REQUIREMENTS -
Copy all the entries below exactly, but not the pictures.

──────── TASK INPUT ────────

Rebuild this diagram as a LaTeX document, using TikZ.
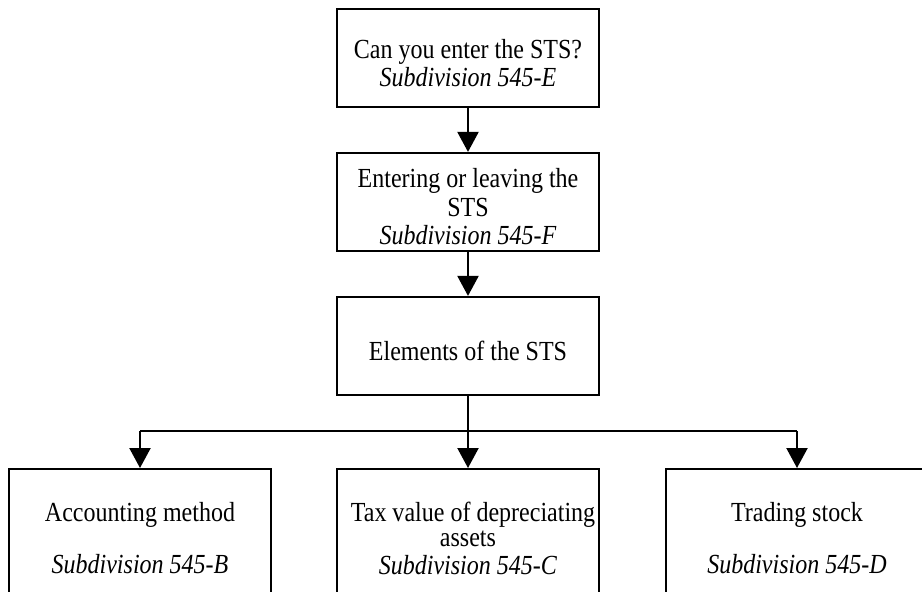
\documentclass[tikz,border=0pt]{standalone}
\usepackage{fontspec}
\setmainfont{Liberation Serif}[FakeStretch=0.87]
\usetikzlibrary{arrows.meta}

\newcommand{\padline}{\rule{0pt}{14.5pt}}

\tikzset{
	stsbox/.style = {draw, line width=1.1pt, minimum width=131pt, minimum height=49pt,
		inner sep=0pt, align=center, font=\fontsize{13.8pt}{14.25pt}\selectfont},
	lowbox/.style = {stsbox, anchor=north, minimum height=69pt},
	link/.style = {line width=1.1pt, -{Triangle[length=10pt,width=10.5pt]}}
}

\begin{document}
\begin{tikzpicture}[x=0.5pt,y=-0.5pt]
	\useasboundingbox (0,0) rectangle (922,591);
	\clip (0,0) rectangle (922,591);

	\node[stsbox] (enter) at (468,58) {\padline Can you enter the STS?\\\textit{Subdivision 545-E}};
	\node[stsbox] (entering) at (468,202) {\padline Entering or leaving the\\STS\\\textit{Subdivision 545-F}};
	\node[stsbox] (elements) at (468,346) {\padline Elements of the STS};
	\node[lowbox] (accounting) at (140,468) {Accounting method\\[12pt]\textit{Subdivision 545-B}};
	\node[lowbox] (taxvalue) at (468,468) {\kern5pt Tax value of depreciating\\[-1.5pt]assets\\[-0.5pt]\textit{Subdivision 545-C}};
	\node[lowbox] (trading) at (797,468) {Trading stock\\[12pt]\textit{Subdivision 545-D}};
	\coordinate (bar) at (468,431);

	\draw[link] (enter) -- (entering);
	\draw[link] (entering) -- (elements);
	\draw[link] (elements) -- (taxvalue);
	\draw[line width=1.1pt] (accounting.north |- bar) -- (trading.north |- bar);
	\draw[link] (accounting.north |- bar) -- (accounting);
	\draw[link] (trading.north |- bar) -- (trading);
\end{tikzpicture}
\end{document}
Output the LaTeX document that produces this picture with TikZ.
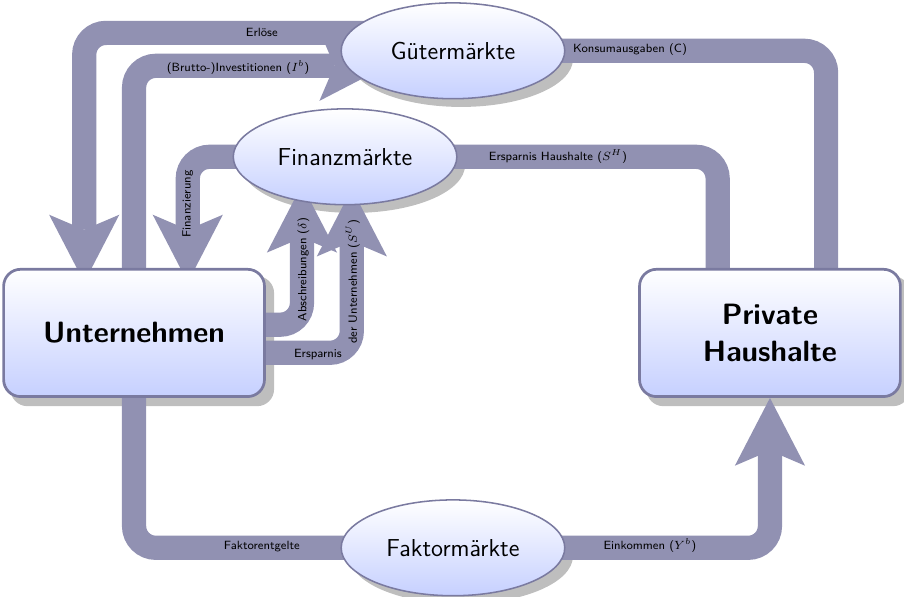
\documentclass[tikz,border=0pt]{standalone}
\usepackage{fontspec}
\usepackage{amsmath}
\usetikzlibrary{arrows.meta,positioning,calc,shapes.geometric}

\definecolor{flowc}{RGB}{145,145,178}
\definecolor{edgec}{RGB}{122,122,160}
\definecolor{lightb}{RGB}{198,208,255}
\definecolor{shadowc}{RGB}{190,190,190}

\pgfdeclarelayer{shadow}
\pgfdeclarelayer{flow}
\pgfsetlayers{shadow,flow,main}

\tikzset{
  sektor/.style={rectangle, rounded corners=0.35cm, draw=edgec, line width=1.6pt,
    top color=white, bottom color=lightb, minimum width=5.39cm, minimum height=2.63cm,
    font=\LARGE\sffamily\bfseries, align=center},
  markt/.style={ellipse, draw=edgec, line width=0.9pt, top color=white, bottom color=lightb,
    minimum width=4.62cm, minimum height=1.98cm, font=\Large\sffamily, inner sep=0pt},
  flow/.style={line width=0.5cm, draw=flowc, rounded corners=0.45cm,
    -{Stealth[length=1.4cm,width=1.45cm,inset=0.31cm,line width=0pt]}},
  lbl/.style={font=\scriptsize\sffamily, inner sep=1pt},
}

\begin{document}
\begin{tikzpicture}

  \useasboundingbox (0,0) rectangle (18.68,12.33);

  % Sektoren
  \node[sektor] (U) at (2.77,5.45) {Unternehmen};
  \node[sektor] (H) at (15.91,5.45) {Private\\Haushalte};

  % Maerkte
  \node[markt] (G) at (9.36,11.28) {Gütermärkte};
  \node[markt] (F) at (7.13,9.09) {Finanzmärkte};
  \node[markt] (K) at (9.36,1.01) {Faktormärkte};

  % Schatten
  \begin{pgfonlayer}{shadow}
    \foreach \n in {U,H} {
      \fill[shadowc, rounded corners=0.35cm] ($(\n.south west)+(0.17,-0.17)$)
        rectangle ($(\n.north east)+(0.17,-0.17)$);
    }
    \foreach \n in {G,F,K} {
      \fill[shadowc] ($(\n.center)+(0.17,-0.17)$) ellipse [x radius=2.31cm, y radius=0.99cm];
    }
  \end{pgfonlayer}

  % Stroeme
  \begin{pgfonlayer}{flow}
    \draw[flow] ($(G.center)+(0,0.37)$) -| ($(U.north)+(-1.03,-0.3)$);
    \draw[flow] (U.north) |- ($(G.center)+(-1.36,-0.31)$);
    \draw[flow] ($(H.north)+(1.16,0)$) |- (G.center);
    \draw[flow] ($(H.north)+(-1.08,0)$) |- (F.center);
    \draw[flow] (F.center) -| ($(U.north)+(1.11,-0.3)$);
    \draw[flow] ($(U.east)+(0,0.17)$) -| ($(F.center)+(-0.89,-0.58)$);
    \draw[flow] ($(U.east)+(0,-0.41)$) -| ($(F.center)+(0.14,-0.66)$);
    \draw[flow] (U.south) |- (K.center);
    \draw[flow] (K.center) -| (H.south);
  \end{pgfonlayer}

  % Beschriftungen
  \node[lbl] (lerl) at (5.41,11.65) {Erlöse};
  \node[lbl] (linv) at (4.92,10.93) {(Brutto-)Investitionen ($I^b$)};
  \node[lbl] (lkon) at (13.02,11.30) {Konsumausgaben (C)};
  \node[lbl] (lsh) at (11.53,9.09) {Ersparnis Haushalte ($S^H$)};
  \node[lbl, rotate=90] (lfin) at (3.88,8.11) {Finanzierung};
  \node[lbl, rotate=90] (labs) at (6.27,6.76) {Abschreibungen ($\delta$)};
  \node[lbl, rotate=90] (lsu) at (7.29,6.51) {der Unternehmen ($S^U$)};
  \node[lbl] (lers) at (6.57,5.0) {Ersparnis};
  \node[lbl] (lfak) at (5.41,1.03) {Faktorentgelte};
  \node[lbl] (lein) at (13.43,1.05) {Einkommen ($Y^b$)};

\end{tikzpicture}
\end{document}
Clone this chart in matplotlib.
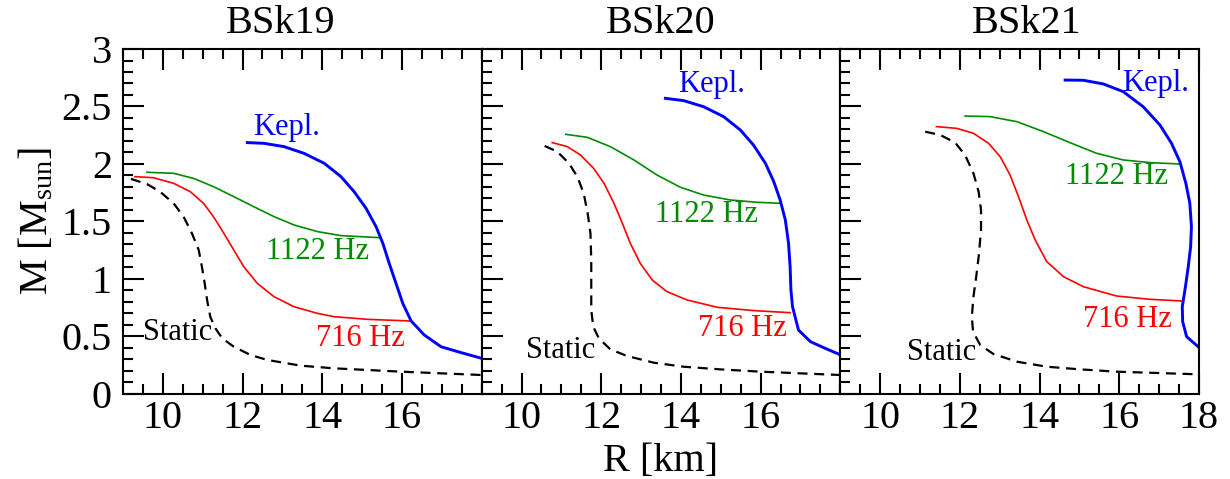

────────

EXERCISE RESULT -
Rebuild this diagram as a LaTeX document, using TikZ.
\documentclass[tikz,border=0pt]{standalone}
\usepackage{fontspec}
\setmainfont{Liberation Serif}[FakeStretch=0.87]
\usetikzlibrary{arrows.meta}

\newcommand{\padline}{\rule{0pt}{14.5pt}}

\tikzset{
	stsbox/.style = {draw, line width=1.1pt, minimum width=131pt, minimum height=49pt,
		inner sep=0pt, align=center, font=\fontsize{13.8pt}{14.25pt}\selectfont},
	lowbox/.style = {stsbox, anchor=north, minimum height=69pt},
	link/.style = {line width=1.1pt, -{Triangle[length=10pt,width=10.5pt]}}
}

\begin{document}
\begin{tikzpicture}[x=0.5pt,y=-0.5pt]
	\useasboundingbox (0,0) rectangle (922,591);
	\clip (0,0) rectangle (922,591);

	\node[stsbox] (enter) at (468,58) {\padline Can you enter the STS?\\\textit{Subdivision 545-E}};
	\node[stsbox] (entering) at (468,202) {\padline Entering or leaving the\\STS\\\textit{Subdivision 545-F}};
	\node[stsbox] (elements) at (468,346) {\padline Elements of the STS};
	\node[lowbox] (accounting) at (140,468) {Accounting method\\[12pt]\textit{Subdivision 545-B}};
	\node[lowbox] (taxvalue) at (468,468) {\kern5pt Tax value of depreciating\\[-1.5pt]assets\\[-0.5pt]\textit{Subdivision 545-C}};
	\node[lowbox] (trading) at (797,468) {Trading stock\\[12pt]\textit{Subdivision 545-D}};
	\coordinate (bar) at (468,431);

	\draw[link] (enter) -- (entering);
	\draw[link] (entering) -- (elements);
	\draw[link] (elements) -- (taxvalue);
	\draw[line width=1.1pt] (accounting.north |- bar) -- (trading.north |- bar);
	\draw[link] (accounting.north |- bar) -- (accounting);
	\draw[link] (trading.north |- bar) -- (trading);
\end{tikzpicture}
\end{document}
Output the LaTeX document that produces this picture with TikZ.
\documentclass[tikz,border=0pt]{standalone}
\usepackage{fontspec}
\usepackage{amsmath}
\usetikzlibrary{arrows.meta,positioning,calc,shapes.geometric}

\definecolor{flowc}{RGB}{145,145,178}
\definecolor{edgec}{RGB}{122,122,160}
\definecolor{lightb}{RGB}{198,208,255}
\definecolor{shadowc}{RGB}{190,190,190}

\pgfdeclarelayer{shadow}
\pgfdeclarelayer{flow}
\pgfsetlayers{shadow,flow,main}

\tikzset{
  sektor/.style={rectangle, rounded corners=0.35cm, draw=edgec, line width=1.6pt,
    top color=white, bottom color=lightb, minimum width=5.39cm, minimum height=2.63cm,
    font=\LARGE\sffamily\bfseries, align=center},
  markt/.style={ellipse, draw=edgec, line width=0.9pt, top color=white, bottom color=lightb,
    minimum width=4.62cm, minimum height=1.98cm, font=\Large\sffamily, inner sep=0pt},
  flow/.style={line width=0.5cm, draw=flowc, rounded corners=0.45cm,
    -{Stealth[length=1.4cm,width=1.45cm,inset=0.31cm,line width=0pt]}},
  lbl/.style={font=\scriptsize\sffamily, inner sep=1pt},
}

\begin{document}
\begin{tikzpicture}

  \useasboundingbox (0,0) rectangle (18.68,12.33);

  % Sektoren
  \node[sektor] (U) at (2.77,5.45) {Unternehmen};
  \node[sektor] (H) at (15.91,5.45) {Private\\Haushalte};

  % Maerkte
  \node[markt] (G) at (9.36,11.28) {Gütermärkte};
  \node[markt] (F) at (7.13,9.09) {Finanzmärkte};
  \node[markt] (K) at (9.36,1.01) {Faktormärkte};

  % Schatten
  \begin{pgfonlayer}{shadow}
    \foreach \n in {U,H} {
      \fill[shadowc, rounded corners=0.35cm] ($(\n.south west)+(0.17,-0.17)$)
        rectangle ($(\n.north east)+(0.17,-0.17)$);
    }
    \foreach \n in {G,F,K} {
      \fill[shadowc] ($(\n.center)+(0.17,-0.17)$) ellipse [x radius=2.31cm, y radius=0.99cm];
    }
  \end{pgfonlayer}

  % Stroeme
  \begin{pgfonlayer}{flow}
    \draw[flow] ($(G.center)+(0,0.37)$) -| ($(U.north)+(-1.03,-0.3)$);
    \draw[flow] (U.north) |- ($(G.center)+(-1.36,-0.31)$);
    \draw[flow] ($(H.north)+(1.16,0)$) |- (G.center);
    \draw[flow] ($(H.north)+(-1.08,0)$) |- (F.center);
    \draw[flow] (F.center) -| ($(U.north)+(1.11,-0.3)$);
    \draw[flow] ($(U.east)+(0,0.17)$) -| ($(F.center)+(-0.89,-0.58)$);
    \draw[flow] ($(U.east)+(0,-0.41)$) -| ($(F.center)+(0.14,-0.66)$);
    \draw[flow] (U.south) |- (K.center);
    \draw[flow] (K.center) -| (H.south);
  \end{pgfonlayer}

  % Beschriftungen
  \node[lbl] (lerl) at (5.41,11.65) {Erlöse};
  \node[lbl] (linv) at (4.92,10.93) {(Brutto-)Investitionen ($I^b$)};
  \node[lbl] (lkon) at (13.02,11.30) {Konsumausgaben (C)};
  \node[lbl] (lsh) at (11.53,9.09) {Ersparnis Haushalte ($S^H$)};
  \node[lbl, rotate=90] (lfin) at (3.88,8.11) {Finanzierung};
  \node[lbl, rotate=90] (labs) at (6.27,6.76) {Abschreibungen ($\delta$)};
  \node[lbl, rotate=90] (lsu) at (7.29,6.51) {der Unternehmen ($S^U$)};
  \node[lbl] (lers) at (6.57,5.0) {Ersparnis};
  \node[lbl] (lfak) at (5.41,1.03) {Faktorentgelte};
  \node[lbl] (lein) at (13.43,1.05) {Einkommen ($Y^b$)};

\end{tikzpicture}
\end{document}
Clone this chart in matplotlib.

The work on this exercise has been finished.